In general form, we can write

\[z_0=a_0\times10^{n_0}\] \[z_1=a_1\times10^{n_1}\]

\(z_0\pm z_1=(a_0\pm a_1)\times10^n\) , where \(n=n_0=n_1\)

Also, to add two physical quantities, the units of them must be the same. You can’t add the mass of an object to its speed.

How to Multiply Scientific Notation?

When multiplying numbers in scientific notation, multiply their coefficients and add the exponents of base 10. If the final result is not in proper scientific form, convert it so that it is.

In general,

\[z_0=a_0\times10^{n_0}\] \[z_1=a_1\times10^{n_1}\]

\[z_0z_1=a_0a_1\times10^{n_0+n_1}\]

Let’s take the previous example of masses and multiply them

\[3.14\times10^4\;\mathrm{kg}\;\mathrm x\;1.2\times10^2\;\mathrm{kg}=(3.14\mathrm x1.2\;)\times10^{4+2}\;\mathrm{kg}^2=3.8\times10^6\;\mathrm{kg}^2\]

For multiplication, the units of both physical quantities don’t need to be the same.
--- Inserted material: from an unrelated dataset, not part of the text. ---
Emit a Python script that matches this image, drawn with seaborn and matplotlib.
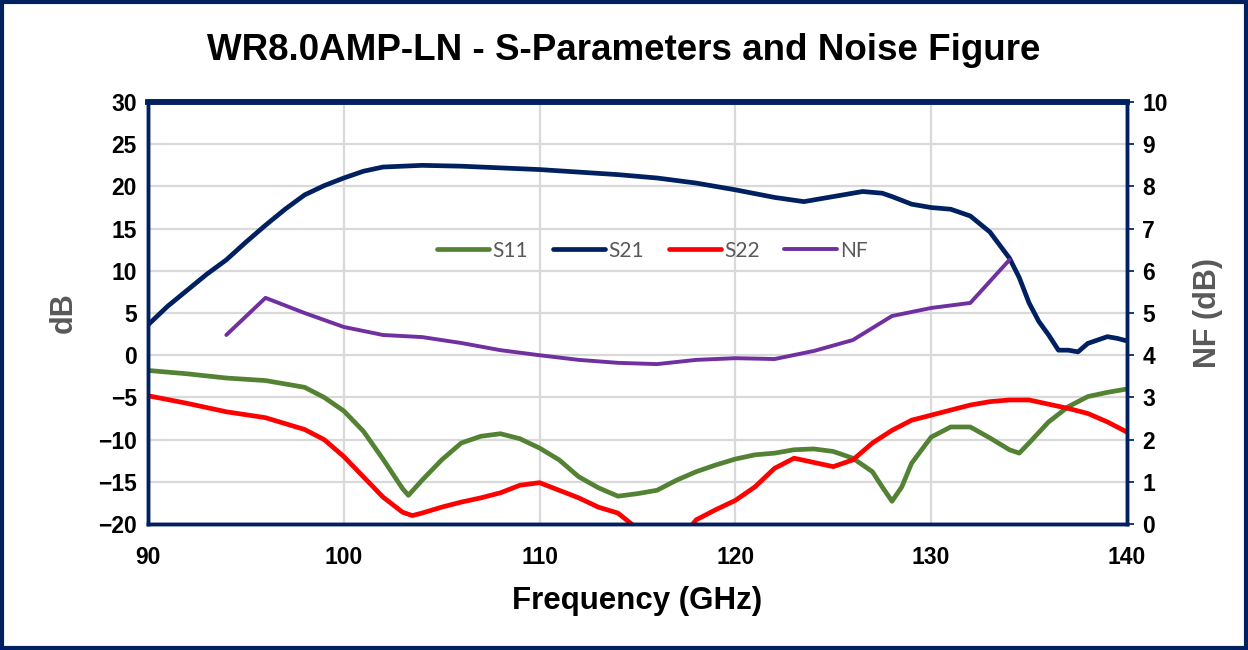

It could be the same or different.

How to Divide Scientific Notation?

Dividing numbers written in scientific form is just as easy as multiplying them, you simply handle the coefficients and exponents separately. Here’s how:

1. Take the top number’s coefficient and divide it by the bottom number’s coefficient.
2. For the powers of x10, subtract the exponent of the bottom number from the exponent of the top number.
3. Make sure the final answer is in scientific notation. If it isn’t, adjust it accordingly.

In general form, it is written as

\[z_0=a_0\times10^{n_0}\] \[z_1=a_1\times10^{n_1}\]

\[z_0/z_1=(a_0/a_1)\times10^{n_0-n_1}\]

Like multiplication, the units of both scientific forms need not be the same. For example,

\[d=2\times10^5\;\mathrm m,\;t=3\times10^3\;\mathrm s\]

\[d/t=(2/3)\times10^{5-3}\;\mathrm m/\mathrm s=0.7\;\times10^2\;\mathrm m/\mathrm s\]

The final result of all the above values is rounded and expressed according to the rules of significant figures.